SOURCE DATA ->

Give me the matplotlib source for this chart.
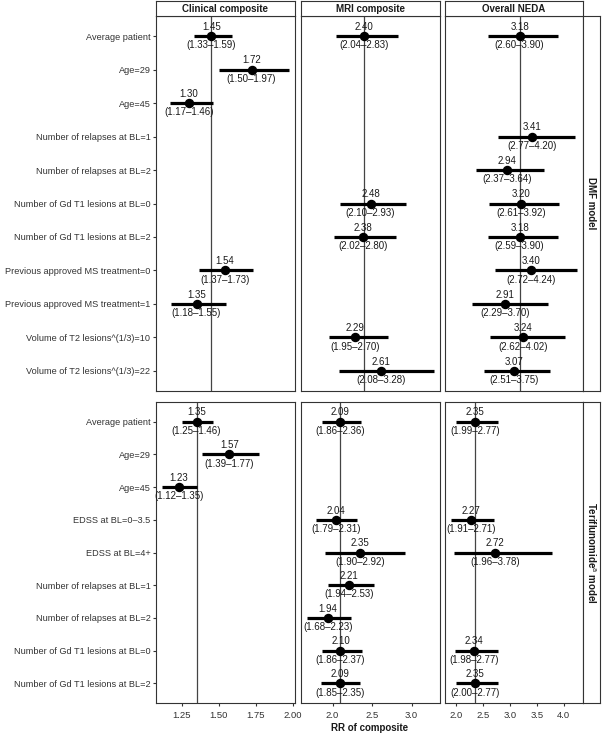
import numpy as np
import matplotlib.pyplot as plt

plt.rcParams['font.family'] = ['Liberation Sans', 'DejaVu Sans']

nan = np.nan

# ---- data ----
columns = ['Clinical composite', 'MRI composite', 'Overall NEDA']
models = ['DMF model', r'Teriflunomide$^{\mathrm{a}}$ model']

dmf_labels = ['Average patient', 'Age=29', 'Age=45',
              'Number of relapses at BL=1', 'Number of relapses at BL=2',
              'Number of Gd T1 lesions at BL=0', 'Number of Gd T1 lesions at BL=2',
              'Previous approved MS treatment=0', 'Previous approved MS treatment=1',
              'Volume of T2 lesions^(1/3)=10', 'Volume of T2 lesions^(1/3)=22']
dmf_clin_est = [1.45, 1.72, 1.30, nan, nan, nan, nan, 1.54, 1.35, nan, nan]
dmf_clin_lo = [1.33, 1.50, 1.17, nan, nan, nan, nan, 1.37, 1.18, nan, nan]
dmf_clin_hi = [1.59, 1.97, 1.46, nan, nan, nan, nan, 1.73, 1.55, nan, nan]
dmf_mri_est = [2.40, nan, nan, nan, nan, 2.48, 2.38, nan, nan, 2.29, 2.61]
dmf_mri_lo = [2.04, nan, nan, nan, nan, 2.10, 2.02, nan, nan, 1.95, 2.08]
dmf_mri_hi = [2.83, nan, nan, nan, nan, 2.93, 2.80, nan, nan, 2.70, 3.28]
dmf_neda_est = [3.18, nan, nan, 3.41, 2.94, 3.20, 3.18, 3.40, 2.91, 3.24, 3.07]
dmf_neda_lo = [2.60, nan, nan, 2.77, 2.37, 2.61, 2.59, 2.72, 2.29, 2.62, 2.51]
dmf_neda_hi = [3.90, nan, nan, 4.20, 3.64, 3.92, 3.90, 4.24, 3.70, 4.02, 3.75]

teri_labels = ['Average patient', 'Age=29', 'Age=45',
               'EDSS at BL=0\u20133.5', 'EDSS at BL=4+',
               'Number of relapses at BL=1', 'Number of relapses at BL=2',
               'Number of Gd T1 lesions at BL=0', 'Number of Gd T1 lesions at BL=2']
teri_clin_est = [1.35, 1.57, 1.23, nan, nan, nan, nan, nan, nan]
teri_clin_lo = [1.25, 1.39, 1.12, nan, nan, nan, nan, nan, nan]
teri_clin_hi = [1.46, 1.77, 1.35, nan, nan, nan, nan, nan, nan]
teri_mri_est = [2.09, nan, nan, 2.04, 2.35, 2.21, 1.94, 2.10, 2.09]
teri_mri_lo = [1.86, nan, nan, 1.79, 1.90, 1.94, 1.68, 1.86, 1.85]
teri_mri_hi = [2.36, nan, nan, 2.31, 2.92, 2.53, 2.23, 2.37, 2.35]
teri_neda_est = [2.35, nan, nan, 2.27, 2.72, nan, nan, 2.34, 2.35]
teri_neda_lo = [1.99, nan, nan, 1.91, 1.96, nan, nan, 1.98, 2.00]
teri_neda_hi = [2.77, nan, nan, 2.71, 3.78, nan, nan, 2.77, 2.77]

x_ticks = [[1.25, 1.50, 1.75, 2.00], [2.0, 2.5, 3.0], [2.0, 2.5, 3.0, 3.5, 4.0]]
x_fmt = ['{:.2f}', '{:.1f}', '{:.1f}']

panels = [
    [(dmf_clin_est, dmf_clin_lo, dmf_clin_hi),
     (dmf_mri_est, dmf_mri_lo, dmf_mri_hi),
     (dmf_neda_est, dmf_neda_lo, dmf_neda_hi)],
    [(teri_clin_est, teri_clin_lo, teri_clin_hi),
     (teri_mri_est, teri_mri_lo, teri_mri_hi),
     (teri_neda_est, teri_neda_lo, teri_neda_hi)],
]
row_labels = [dmf_labels, teri_labels]

# ---- layout (pixels) ----
W, H = 602, 735
fig = plt.figure(figsize=(W / 100, H / 100), dpi=100)


def px_axes(x0, y0, x1, y1):
    return fig.add_axes([x0 / W, 1 - y1 / H, (x1 - x0) / W, (y1 - y0) / H])


col_x = [(156, 295), (301, 440), (445, 583)]
row_y = [(16, 391), (402, 703)]
strip_top = (1, 16)
strip_right = (583, 600)
edge = '#333333'
txt = '#1a1a1a'

# shared x limits per column (ggplot-style 5% expansion)
xlims = []
for c in range(3):
    lo = np.nanmin([np.nanmin(panels[r][c][1]) for r in range(2)])
    hi = np.nanmax([np.nanmax(panels[r][c][2]) for r in range(2)])
    pad = (hi - lo) * 0.05
    xlims.append((lo - pad, hi + pad))

for r in range(2):
    labels = row_labels[r]
    n = len(labels)
    for c in range(3):
        est, lo, hi = panels[r][c]
        ax = px_axes(col_x[c][0], row_y[r][0], col_x[c][1], row_y[r][1])
        ax.set_xlim(*xlims[c])
        ax.set_ylim(n + 0.6, 0.4)
        ax.axvline(est[0], color='#444444', lw=0.9, zorder=1)
        for i in range(n):
            if np.isnan(est[i]):
                continue
            y = i + 1
            ax.plot([lo[i], hi[i]], [y, y], color='black', lw=2.3,
                    solid_capstyle='butt', zorder=2)
            ax.plot(est[i], y, 'o', color='black', ms=5.8, zorder=3)
            ax.annotate('{:.2f}'.format(est[i]), (est[i], y), xytext=(0, 6.6),
                        textcoords='offset points', ha='center', va='center',
                        fontsize=7, color=txt)
            ax.annotate('({:.2f}\u2013{:.2f})'.format(lo[i], hi[i]), (est[i], y),
                        xytext=(0, -6.6), textcoords='offset points',
                        ha='center', va='center', fontsize=7, color=txt)
        for s in ax.spines.values():
            s.set_color(edge)
            s.set_linewidth(0.8)
        ax.set_yticks(range(1, n + 1))
        if c == 0:
            ax.set_yticklabels(labels, fontsize=6.6, color='#333333')
            ax.tick_params(axis='y', length=2, color=edge, pad=2)
        else:
            ax.tick_params(axis='y', length=0, labelleft=False)
        ax.set_xticks(x_ticks[c])
        if r == 1:
            ax.set_xticklabels([x_fmt[c].format(v) for v in x_ticks[c]],
                               fontsize=6.8, color='#333333')
            ax.tick_params(axis='x', length=2.5, color=edge, pad=3)
        else:
            ax.tick_params(axis='x', length=0, labelbottom=False)

        if r == 0:
            st = px_axes(col_x[c][0], strip_top[0], col_x[c][1], strip_top[1])
            st.set_xticks([])
            st.set_yticks([])
            for s in st.spines.values():
                s.set_color(edge)
                s.set_linewidth(0.8)
            st.text(0.5, 0.5, columns[c], ha='center', va='center',
                    fontsize=7, fontweight='bold', color=txt,
                    transform=st.transAxes)

    sr = px_axes(strip_right[0], row_y[r][0], strip_right[1], row_y[r][1])
    sr.set_xticks([])
    sr.set_yticks([])
    for s in sr.spines.values():
        s.set_color(edge)
        s.set_linewidth(0.8)
    sr.text(0.5, 0.5, models[r], ha='center', va='center', rotation=-90,
            fontsize=7, fontweight='bold', color=txt, transform=sr.transAxes)

fig.text(((col_x[0][0] + col_x[2][1]) / 2) / W, 1 - 728 / H, 'RR of composite',
         ha='center', va='center', fontsize=7, fontweight='bold', color=txt)

fig.savefig('out.png', dpi=100)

STATED EXERCISE ->
Transcribe the opening line of the listing above, please, and every line after it through the line with "3.70, 4.02, 3.75]", word for word, without pictures.

EXERCISE OUTPUT ->
Give me the matplotlib source for this chart.
import numpy as np
import matplotlib.pyplot as plt

plt.rcParams['font.family'] = ['Liberation Sans', 'DejaVu Sans']

nan = np.nan

# ---- data ----
columns = ['Clinical composite', 'MRI composite', 'Overall NEDA']
models = ['DMF model', r'Teriflunomide$^{\mathrm{a}}$ model']

dmf_labels = ['Average patient', 'Age=29', 'Age=45',
              'Number of relapses at BL=1', 'Number of relapses at BL=2',
              'Number of Gd T1 lesions at BL=0', 'Number of Gd T1 lesions at BL=2',
              'Previous approved MS treatment=0', 'Previous approved MS treatment=1',
              'Volume of T2 lesions^(1/3)=10', 'Volume of T2 lesions^(1/3)=22']
dmf_clin_est = [1.45, 1.72, 1.30, nan, nan, nan, nan, 1.54, 1.35, nan, nan]
dmf_clin_lo = [1.33, 1.50, 1.17, nan, nan, nan, nan, 1.37, 1.18, nan, nan]
dmf_clin_hi = [1.59, 1.97, 1.46, nan, nan, nan, nan, 1.73, 1.55, nan, nan]
dmf_mri_est = [2.40, nan, nan, nan, nan, 2.48, 2.38, nan, nan, 2.29, 2.61]
dmf_mri_lo = [2.04, nan, nan, nan, nan, 2.10, 2.02, nan, nan, 1.95, 2.08]
dmf_mri_hi = [2.83, nan, nan, nan, nan, 2.93, 2.80, nan, nan, 2.70, 3.28]
dmf_neda_est = [3.18, nan, nan, 3.41, 2.94, 3.20, 3.18, 3.40, 2.91, 3.24, 3.07]
dmf_neda_lo = [2.60, nan, nan, 2.77, 2.37, 2.61, 2.59, 2.72, 2.29, 2.62, 2.51]
dmf_neda_hi = [3.90, nan, nan, 4.20, 3.64, 3.92, 3.90, 4.24, 3.70, 4.02, 3.75]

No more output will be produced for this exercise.